Would you transcribe the listing that follows, character for character, and omit its images?
===
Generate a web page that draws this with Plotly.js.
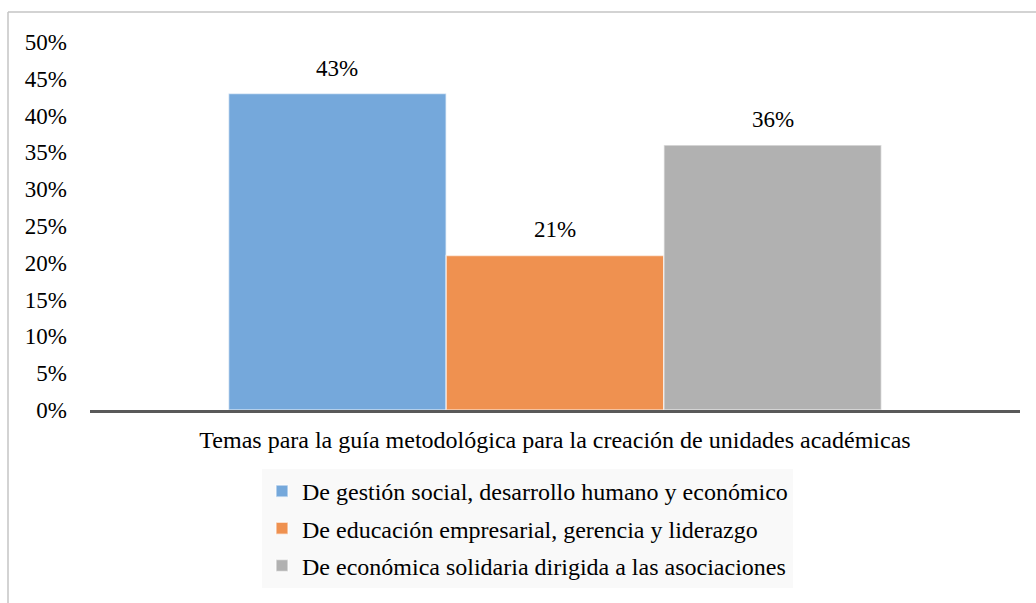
<!DOCTYPE html>
<html>
<head>
<meta charset="utf-8">
<script src="https://cdn.plot.ly/plotly-3.0.1.min.js"></script>
<style>
  html, body { margin: 0; padding: 0; background: #ffffff; }
  #chart { width: 1036px; height: 603px; }
</style>
</head>
<body>
<div id="chart"></div>
<script>
// ---- data ----
const category = ["Temas para la guía metodológica para la creación de unidades académicas"];
const seriesNames = [
  "De gestión social, desarrollo humano y económico",
  "De educación empresarial, gerencia y liderazgo",
  "De económica solidaria dirigida a las asociaciones"
];
const seriesValues = [0.43, 0.21, 0.36];
const seriesColors = ["#75a8db", "#ef9150", "#b1b1b1"];
const yTickValues = [0, 0.05, 0.10, 0.15, 0.20, 0.25, 0.30, 0.35, 0.40, 0.45, 0.50];

const FONT = 'Liberation Serif, Times New Roman, serif';

const traces = seriesNames.map((name, i) => ({
  type: 'bar',
  name: name,
  x: category,
  y: [seriesValues[i]],
  legendgroup: 'g' + i,
  marker: { color: seriesColors[i], line: { color: 'rgba(255,255,255,0.6)', width: 1.5 } },
  hoverinfo: 'skip'
}));

const W = 1036, H = 603;
const M = { l: 90, r: 16, t: 42, b: 193 };
const pw = W - M.l - M.r, ph = H - M.t - M.b;
const px2x = p => (p - M.l) / pw;
const py2y = p => (H - M.b - p) / ph;

const layout = {
  width: W, height: H,
  margin: M,
  paper_bgcolor: '#ffffff',
  plot_bgcolor: '#ffffff',
  font: { family: FONT, size: 23, color: '#000000' },
  barmode: 'group',
  bargap: 0.298,
  bargroupgap: 0,
  showlegend: true,
  legend: {
    orientation: 'v',
    x: px2x(262), xanchor: 'left',
    y: py2y(469), yanchor: 'top',
    bgcolor: '#f9f9f9',
    borderwidth: 0,
    font: { family: FONT, size: 24, color: '#000000' },
    tracegroupgap: 3,
    traceorder: 'grouped'
  },
  xaxis: {
    type: 'category',
    showline: true, linecolor: '#595959', linewidth: 3,
    showgrid: false, zeroline: false, ticks: '',
    tickfont: { family: FONT, size: 24, color: '#000000' },
    ticklabelstandoff: 6,
    fixedrange: true
  },
  yaxis: {
    range: [0, 0.5],
    tickvals: yTickValues,
    tickformat: '.0%',
    showline: false, showgrid: false, zeroline: false, ticks: '',
    tickfont: { family: FONT, size: 23, color: '#000000' },
    ticklabelstandoff: 22,
    fixedrange: true
  },
  shapes: [
    { type: 'line', xref: 'paper', yref: 'paper',
      x0: px2x(8), x1: px2x(W + 2), y0: py2y(12), y1: py2y(12),
      line: { color: '#c4c4c4', width: 1.5 } },
    { type: 'line', xref: 'paper', yref: 'paper',
      x0: px2x(8), x1: px2x(8), y0: py2y(12), y1: py2y(H + 2),
      line: { color: '#c4c4c4', width: 1.5 } }
  ],
  annotations: []
};

const gd = document.getElementById('chart');
Plotly.newPlot(gd, traces, layout, { displayModeBar: false, staticPlot: true }).then(() => {
  // place value labels above each bar using the bar centres Plotly computed
  const anns = gd.calcdata.map((cd, i) => ({
    xref: 'x', yref: 'y',
    x: cd[0].x, y: cd[0].y,
    text: Math.round(seriesValues[i] * 100) + '%',
    showarrow: false,
    xanchor: 'center', yanchor: 'bottom',
    yshift: 11,
    font: { family: FONT, size: 23, color: '#000000' }
  }));
  return Plotly.relayout(gd, { annotations: anns });
});
</script>
</body>
</html>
===
#### [TASK SOLUTION]
Generate a web page that draws this with Plotly.js.
<!DOCTYPE html>
<html>
<head>
<meta charset="utf-8">
<script src="https://cdn.plot.ly/plotly-3.0.1.min.js"></script>
<style>
  html, body { margin: 0; padding: 0; background: #ffffff; }
  #chart { width: 1036px; height: 603px; }
</style>
</head>
<body>
<div id="chart"></div>
<script>
// ---- data ----
const category = ["Temas para la guía metodológica para la creación de unidades académicas"];
const seriesNames = [
  "De gestión social, desarrollo humano y económico",
  "De educación empresarial, gerencia y liderazgo",
  "De económica solidaria dirigida a las asociaciones"
];
const seriesValues = [0.43, 0.21, 0.36];
const seriesColors = ["#75a8db", "#ef9150", "#b1b1b1"];
const yTickValues = [0, 0.05, 0.10, 0.15, 0.20, 0.25, 0.30, 0.35, 0.40, 0.45, 0.50];

const FONT = 'Liberation Serif, Times New Roman, serif';

const traces = seriesNames.map((name, i) => ({
  type: 'bar',
  name: name,
  x: category,
  y: [seriesValues[i]],
  legendgroup: 'g' + i,
  marker: { color: seriesColors[i], line: { color: 'rgba(255,255,255,0.6)', width: 1.5 } },
  hoverinfo: 'skip'
}));

const W = 1036, H = 603;
const M = { l: 90, r: 16, t: 42, b: 193 };
const pw = W - M.l - M.r, ph = H - M.t - M.b;
const px2x = p => (p - M.l) / pw;
const py2y = p => (H - M.b - p) / ph;

const layout = {
  width: W, height: H,
  margin: M,
  paper_bgcolor: '#ffffff',
  plot_bgcolor: '#ffffff',
  font: { family: FONT, size: 23, color: '#000000' },
  barmode: 'group',
  bargap: 0.298,
  bargroupgap: 0,
  showlegend: true,
  legend: {
    orientation: 'v',
    x: px2x(262), xanchor: 'left',
    y: py2y(469), yanchor: 'top',
    bgcolor: '#f9f9f9',
    borderwidth: 0,
    font: { family: FONT, size: 24, color: '#000000' },
    tracegroupgap: 3,
    traceorder: 'grouped'
  },
  xaxis: {
    type: 'category',
    showline: true, linecolor: '#595959', linewidth: 3,
    showgrid: false, zeroline: false, ticks: '',
    tickfont: { family: FONT, size: 24, color: '#000000' },
    ticklabelstandoff: 6,
    fixedrange: true
  },
  yaxis: {
    range: [0, 0.5],
    tickvals: yTickValues,
    tickformat: '.0%',
    showline: false, showgrid: false, zeroline: false, ticks: '',
    tickfont: { family: FONT, size: 23, color: '#000000' },
    ticklabelstandoff: 22,
    fixedrange: true
  },
  shapes: [
    { type: 'line', xref: 'paper', yref: 'paper',
      x0: px2x(8), x1: px2x(W + 2), y0: py2y(12), y1: py2y(12),
      line: { color: '#c4c4c4', width: 1.5 } },
    { type: 'line', xref: 'paper', yref: 'paper',
      x0: px2x(8), x1: px2x(8), y0: py2y(12), y1: py2y(H + 2),
      line: { color: '#c4c4c4', width: 1.5 } }
  ],
  annotations: []
};

const gd = document.getElementById('chart');
Plotly.newPlot(gd, traces, layout, { displayModeBar: false, staticPlot: true }).then(() => {
  // place value labels above each bar using the bar centres Plotly computed
  const anns = gd.calcdata.map((cd, i) => ({
    xref: 'x', yref: 'y',
    x: cd[0].x, y: cd[0].y,
    text: Math.round(seriesValues[i] * 100) + '%',
    showarrow: false,
    xanchor: 'center', yanchor: 'bottom',
    yshift: 11,
    font: { family: FONT, size: 23, color: '#000000' }
  }));
  return Plotly.relayout(gd, { annotations: anns });
});
</script>
</body>
</html>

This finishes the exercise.